Alex Clare is an awkward heroine, who never really finds her place in the world. She is misunderstood by her parents, her family and the wider social circle in which she moves. As a girl, she likes to take charge when with her sisters and brothers, but she loses all personality in the face of other social relations, sacrificing all in the hope that someone will love her. She is desperate for love, really. And yet, time and time again, things go awry. Some might argue that this happens at least in part because of her need to be loved and her willingness to set aside her own wants and personality to feel adored. But I never felt Delafield meant to convey judgement of Alex’s wishes. Instead, she expresses deep sympathy for Alex and how misunderstood she is. And by doing so, she criticizes Victorian values. She allows the reader to ask questions about the expected social standards: How is Alex to understand the responsibility of money when she has always been treated as a child and a possession, then lives in a convent where money is communal, only to be thrown back into a world where all her money has gone to her sisters? Etc.
Consequences is easily the book that made the most emotional impact on me this year. Never before did it hit home so hard how utterly dependent girls were back then.
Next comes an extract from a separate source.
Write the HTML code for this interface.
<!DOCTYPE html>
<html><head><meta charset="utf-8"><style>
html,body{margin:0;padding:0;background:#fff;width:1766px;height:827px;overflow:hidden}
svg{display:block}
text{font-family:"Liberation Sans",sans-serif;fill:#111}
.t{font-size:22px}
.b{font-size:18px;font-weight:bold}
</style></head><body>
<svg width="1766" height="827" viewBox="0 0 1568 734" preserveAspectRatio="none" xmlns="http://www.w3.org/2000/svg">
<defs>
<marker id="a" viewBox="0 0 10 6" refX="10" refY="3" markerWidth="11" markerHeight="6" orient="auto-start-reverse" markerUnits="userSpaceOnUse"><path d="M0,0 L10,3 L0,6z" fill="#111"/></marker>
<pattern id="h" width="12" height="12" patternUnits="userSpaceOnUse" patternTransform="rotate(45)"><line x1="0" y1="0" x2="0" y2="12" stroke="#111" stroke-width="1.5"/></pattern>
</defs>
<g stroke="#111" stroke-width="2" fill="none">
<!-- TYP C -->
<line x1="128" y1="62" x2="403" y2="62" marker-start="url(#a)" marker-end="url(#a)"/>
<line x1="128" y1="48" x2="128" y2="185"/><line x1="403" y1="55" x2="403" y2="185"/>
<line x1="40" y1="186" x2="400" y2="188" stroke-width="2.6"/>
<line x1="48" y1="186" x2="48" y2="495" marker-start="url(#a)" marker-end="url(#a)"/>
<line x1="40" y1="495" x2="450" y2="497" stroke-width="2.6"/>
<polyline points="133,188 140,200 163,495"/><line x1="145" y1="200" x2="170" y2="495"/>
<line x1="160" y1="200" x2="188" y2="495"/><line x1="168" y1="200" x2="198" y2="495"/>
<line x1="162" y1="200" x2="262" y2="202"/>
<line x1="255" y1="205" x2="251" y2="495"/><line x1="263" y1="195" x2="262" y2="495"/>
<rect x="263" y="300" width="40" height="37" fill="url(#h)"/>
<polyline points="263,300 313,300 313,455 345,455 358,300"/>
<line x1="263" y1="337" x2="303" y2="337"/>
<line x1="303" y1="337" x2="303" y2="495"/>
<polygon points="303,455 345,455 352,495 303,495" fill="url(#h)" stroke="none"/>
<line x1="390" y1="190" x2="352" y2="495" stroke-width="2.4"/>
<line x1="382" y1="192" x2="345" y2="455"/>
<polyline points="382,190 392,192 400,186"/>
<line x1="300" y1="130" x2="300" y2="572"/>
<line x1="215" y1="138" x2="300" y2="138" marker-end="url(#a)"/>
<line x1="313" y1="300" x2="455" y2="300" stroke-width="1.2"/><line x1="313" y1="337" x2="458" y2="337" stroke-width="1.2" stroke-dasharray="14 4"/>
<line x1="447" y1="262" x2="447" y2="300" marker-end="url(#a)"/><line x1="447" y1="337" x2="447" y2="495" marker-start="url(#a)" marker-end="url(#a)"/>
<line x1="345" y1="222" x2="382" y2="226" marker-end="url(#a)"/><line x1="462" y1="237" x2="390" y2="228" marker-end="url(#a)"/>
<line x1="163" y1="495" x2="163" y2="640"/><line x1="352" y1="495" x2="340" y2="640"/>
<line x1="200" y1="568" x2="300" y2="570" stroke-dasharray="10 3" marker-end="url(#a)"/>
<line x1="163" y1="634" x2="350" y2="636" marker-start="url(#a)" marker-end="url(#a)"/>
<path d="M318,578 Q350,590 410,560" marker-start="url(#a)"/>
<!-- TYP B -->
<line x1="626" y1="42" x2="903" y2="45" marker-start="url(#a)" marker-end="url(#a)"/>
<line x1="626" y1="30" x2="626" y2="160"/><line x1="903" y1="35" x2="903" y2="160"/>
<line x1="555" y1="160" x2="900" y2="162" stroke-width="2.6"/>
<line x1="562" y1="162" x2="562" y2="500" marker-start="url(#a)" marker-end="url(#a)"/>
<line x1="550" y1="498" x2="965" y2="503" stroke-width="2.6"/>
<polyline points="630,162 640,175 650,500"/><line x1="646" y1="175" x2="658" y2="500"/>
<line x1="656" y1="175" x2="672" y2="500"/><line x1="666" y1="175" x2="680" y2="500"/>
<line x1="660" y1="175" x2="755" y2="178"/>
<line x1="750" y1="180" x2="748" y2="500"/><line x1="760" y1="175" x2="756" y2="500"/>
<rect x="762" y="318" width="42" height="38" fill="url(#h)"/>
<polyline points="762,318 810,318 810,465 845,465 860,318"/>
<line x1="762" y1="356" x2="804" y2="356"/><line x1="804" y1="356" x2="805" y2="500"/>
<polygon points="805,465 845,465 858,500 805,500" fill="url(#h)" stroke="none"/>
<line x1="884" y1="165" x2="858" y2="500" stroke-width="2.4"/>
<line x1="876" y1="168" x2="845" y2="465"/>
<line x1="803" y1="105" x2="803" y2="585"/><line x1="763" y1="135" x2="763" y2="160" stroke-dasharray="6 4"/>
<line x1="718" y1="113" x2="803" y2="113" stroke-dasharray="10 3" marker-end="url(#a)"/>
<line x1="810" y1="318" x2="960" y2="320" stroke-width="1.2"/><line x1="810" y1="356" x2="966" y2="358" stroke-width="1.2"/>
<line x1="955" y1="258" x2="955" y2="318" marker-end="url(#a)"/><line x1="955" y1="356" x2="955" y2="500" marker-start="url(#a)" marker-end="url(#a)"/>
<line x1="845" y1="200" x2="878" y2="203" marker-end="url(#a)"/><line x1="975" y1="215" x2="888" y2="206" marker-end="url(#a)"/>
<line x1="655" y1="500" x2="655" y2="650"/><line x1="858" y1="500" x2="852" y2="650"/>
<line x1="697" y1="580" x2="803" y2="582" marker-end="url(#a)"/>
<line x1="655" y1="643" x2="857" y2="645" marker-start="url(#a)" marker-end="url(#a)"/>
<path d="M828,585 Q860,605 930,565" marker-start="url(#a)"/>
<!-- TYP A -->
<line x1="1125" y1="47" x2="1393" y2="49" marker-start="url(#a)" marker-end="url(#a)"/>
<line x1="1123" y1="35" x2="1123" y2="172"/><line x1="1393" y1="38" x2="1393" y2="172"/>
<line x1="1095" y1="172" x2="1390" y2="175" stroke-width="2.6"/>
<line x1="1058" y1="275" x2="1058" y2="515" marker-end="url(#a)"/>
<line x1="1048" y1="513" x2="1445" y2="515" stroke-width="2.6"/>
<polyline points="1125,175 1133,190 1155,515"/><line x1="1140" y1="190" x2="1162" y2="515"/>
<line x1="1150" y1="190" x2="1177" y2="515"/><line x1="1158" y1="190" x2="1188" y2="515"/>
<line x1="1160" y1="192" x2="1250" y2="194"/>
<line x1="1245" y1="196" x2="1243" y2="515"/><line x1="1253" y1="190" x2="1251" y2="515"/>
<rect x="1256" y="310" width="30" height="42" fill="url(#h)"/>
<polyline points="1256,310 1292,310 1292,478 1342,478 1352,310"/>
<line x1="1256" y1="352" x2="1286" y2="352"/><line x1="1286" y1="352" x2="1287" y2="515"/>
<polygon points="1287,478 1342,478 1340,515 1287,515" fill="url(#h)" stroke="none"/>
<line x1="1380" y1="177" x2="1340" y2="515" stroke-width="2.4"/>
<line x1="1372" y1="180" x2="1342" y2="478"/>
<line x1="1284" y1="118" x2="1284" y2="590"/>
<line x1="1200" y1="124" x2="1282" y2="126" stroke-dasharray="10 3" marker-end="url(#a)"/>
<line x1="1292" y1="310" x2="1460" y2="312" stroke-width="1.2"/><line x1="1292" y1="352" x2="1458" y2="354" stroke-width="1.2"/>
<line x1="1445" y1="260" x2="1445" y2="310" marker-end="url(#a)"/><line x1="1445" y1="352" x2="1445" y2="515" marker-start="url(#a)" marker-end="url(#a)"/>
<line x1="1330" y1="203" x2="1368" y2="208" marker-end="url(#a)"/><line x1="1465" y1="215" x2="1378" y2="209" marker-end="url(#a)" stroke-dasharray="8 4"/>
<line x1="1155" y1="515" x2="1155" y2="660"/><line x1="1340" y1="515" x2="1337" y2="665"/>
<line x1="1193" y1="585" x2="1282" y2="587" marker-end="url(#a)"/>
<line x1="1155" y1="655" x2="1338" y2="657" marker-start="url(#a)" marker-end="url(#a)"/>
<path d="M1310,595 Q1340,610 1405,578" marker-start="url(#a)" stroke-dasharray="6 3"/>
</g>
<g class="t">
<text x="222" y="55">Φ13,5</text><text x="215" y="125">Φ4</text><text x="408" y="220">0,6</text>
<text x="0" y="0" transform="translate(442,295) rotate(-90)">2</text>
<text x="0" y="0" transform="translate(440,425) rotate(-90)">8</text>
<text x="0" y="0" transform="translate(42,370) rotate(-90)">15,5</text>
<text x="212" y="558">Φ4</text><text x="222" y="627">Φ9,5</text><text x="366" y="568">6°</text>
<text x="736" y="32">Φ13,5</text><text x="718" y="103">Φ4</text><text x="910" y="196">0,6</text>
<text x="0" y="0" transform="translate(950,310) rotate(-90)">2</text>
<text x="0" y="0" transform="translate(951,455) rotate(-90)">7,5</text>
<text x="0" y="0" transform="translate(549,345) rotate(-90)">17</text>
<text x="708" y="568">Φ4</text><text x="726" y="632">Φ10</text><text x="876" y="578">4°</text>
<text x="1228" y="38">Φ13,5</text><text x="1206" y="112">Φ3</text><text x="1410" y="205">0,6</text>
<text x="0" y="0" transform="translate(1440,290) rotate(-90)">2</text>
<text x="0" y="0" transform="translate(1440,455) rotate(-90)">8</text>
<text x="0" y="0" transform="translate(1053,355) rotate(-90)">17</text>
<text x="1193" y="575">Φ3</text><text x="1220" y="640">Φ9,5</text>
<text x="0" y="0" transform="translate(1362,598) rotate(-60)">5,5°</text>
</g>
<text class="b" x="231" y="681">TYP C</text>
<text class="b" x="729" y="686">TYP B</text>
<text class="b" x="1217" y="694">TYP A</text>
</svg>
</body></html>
Expected to marry within a year or three after entering ‘the market’, they should be willing to settle for the best offer even if no sympathy existed on second glance. I cried silently in bed while reading about Alex’s doubts about her engagement, I commanded her for the strength she shows in breaking it off, and then I cried again when I read about her family’s reactions and the further social isolation and awkwardness this led to.
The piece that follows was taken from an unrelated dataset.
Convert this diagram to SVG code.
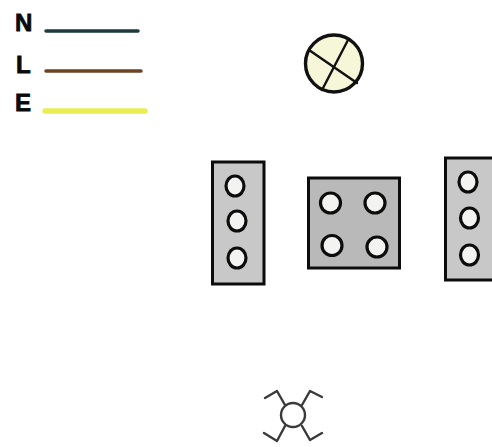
<svg xmlns="http://www.w3.org/2000/svg" width="492" height="447" viewBox="0 0 492 447">
<style>
.lbl{font-family:"Liberation Sans",Arial,sans-serif;font-weight:700;font-size:24px;fill:#0a0a0a;stroke:#0a0a0a;stroke-width:.8}
.wire{fill:none;stroke-linecap:round}
.box{stroke:#0c0c0c;stroke-width:3}
.hole{fill:#f3f3f1;stroke:#0c0c0c;stroke-width:3.200}
.thin{fill:none;stroke:#111;stroke-width:2.400;stroke-linecap:round}
.fan{fill:none;stroke:#3a3a3a;stroke-width:2.400;stroke-linecap:round;stroke-linejoin:round}
</style>
<rect width="492" height="447" fill="#fff"/>
<g id="legend-n"><text class="lbl" x="15" y="31">N</text><line class="wire" x1="46" y1="31" x2="138" y2="31" stroke="#1d3b3f" stroke-width="3.500"/></g>
<g id="legend-l"><text class="lbl" x="16" y="73">L</text><line class="wire" x1="46" y1="71" x2="141" y2="71" stroke="#6b4423" stroke-width="3.500"/></g>
<g id="legend-e"><text class="lbl" x="15" y="111">E</text><line class="wire" x1="45" y1="111" x2="145" y2="111" stroke="#e9ee55" stroke-width="5.500"/></g>
<g id="lamp"><circle cx="334" cy="63.500" r="28.500" fill="#f6f6d8" stroke="#111" stroke-width="3.400"/><line class="thin" x1="309" y1="50" x2="357" y2="83"/><line class="thin" x1="348" y1="40" x2="322" y2="90"/></g>
<g id="terminal-left"><rect class="box" x="212.500" y="162" width="51.500" height="122" fill="#c8c8c8"/>
<ellipse class="hole" cx="235" cy="186" rx="9" ry="10"/><ellipse class="hole" cx="237" cy="221" rx="9" ry="10"/><ellipse class="hole" cx="237" cy="258" rx="9" ry="10"/></g>
<g id="terminal-center"><rect class="box" x="308.500" y="178" width="91" height="90" fill="#b9b9b9"/>
<ellipse class="hole" cx="330.500" cy="203" rx="10" ry="10"/><ellipse class="hole" cx="375" cy="203" rx="10" ry="10"/><ellipse class="hole" cx="332" cy="245.500" rx="10" ry="10"/><ellipse class="hole" cx="377" cy="247" rx="10" ry="10"/></g>
<g id="terminal-right"><rect class="box" x="445.500" y="158" width="50" height="122" fill="#c8c8c8"/>
<ellipse class="hole" cx="468" cy="182" rx="9" ry="10"/><ellipse class="hole" cx="469.500" cy="218" rx="9" ry="10"/><ellipse class="hole" cx="469.500" cy="255" rx="9" ry="10"/></g>
<g id="fixture"><circle class="fan" cx="293" cy="415" r="12"/>
<polyline class="fan" points="285,405 277,391 265,398"/><polyline class="fan" points="302,405 310,391 322,397"/><polyline class="fan" points="285,426 277,441 264,433"/><polyline class="fan" points="302,426 310,440 322,433"/></g>
<g id="connectors"></g>
</svg>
But what made me sympathize with Alex so very deeply, is that I understand her awkwardness, her self-consciousness, her desperate need to please and her subsequent silent shyness when she feels uncomfortable or unliked. It was me in my teenage years, it is part of me now. I understand some people find this annoying: how can she be so passive? how can she “let these things happen to her”? But I have made a million notes because I recognised so much of myself in her that it scared me a little. I imagine some readers may dislike Alex for her lack of self-assertion. At times, I even felt some slight annoyance myself, especially when I tried to read with the eyes of others. But personally? It hit home too much to be annoyed – I could only be touched. And I loved the sympathetic portrayal of Delafield all the more because of that recognition, perhaps.
I cannot write about this book without bringing my personal experience into the equation. Exactly because this book was so very personal to me. It will always be part of why I loved this book so much. Nevertheless, I think it is a worthwhile read for anyone who finds themselves attracted to the Persephone Books. The fact that E.M. Delafield managed to achieve such an emotional read, to convey sympathy without spelling it out, to criticise without literally screaming, but nonetheless screaming in the face of Victorian values in a subdued, figurative sense, makes me want to tell so many of you to read it.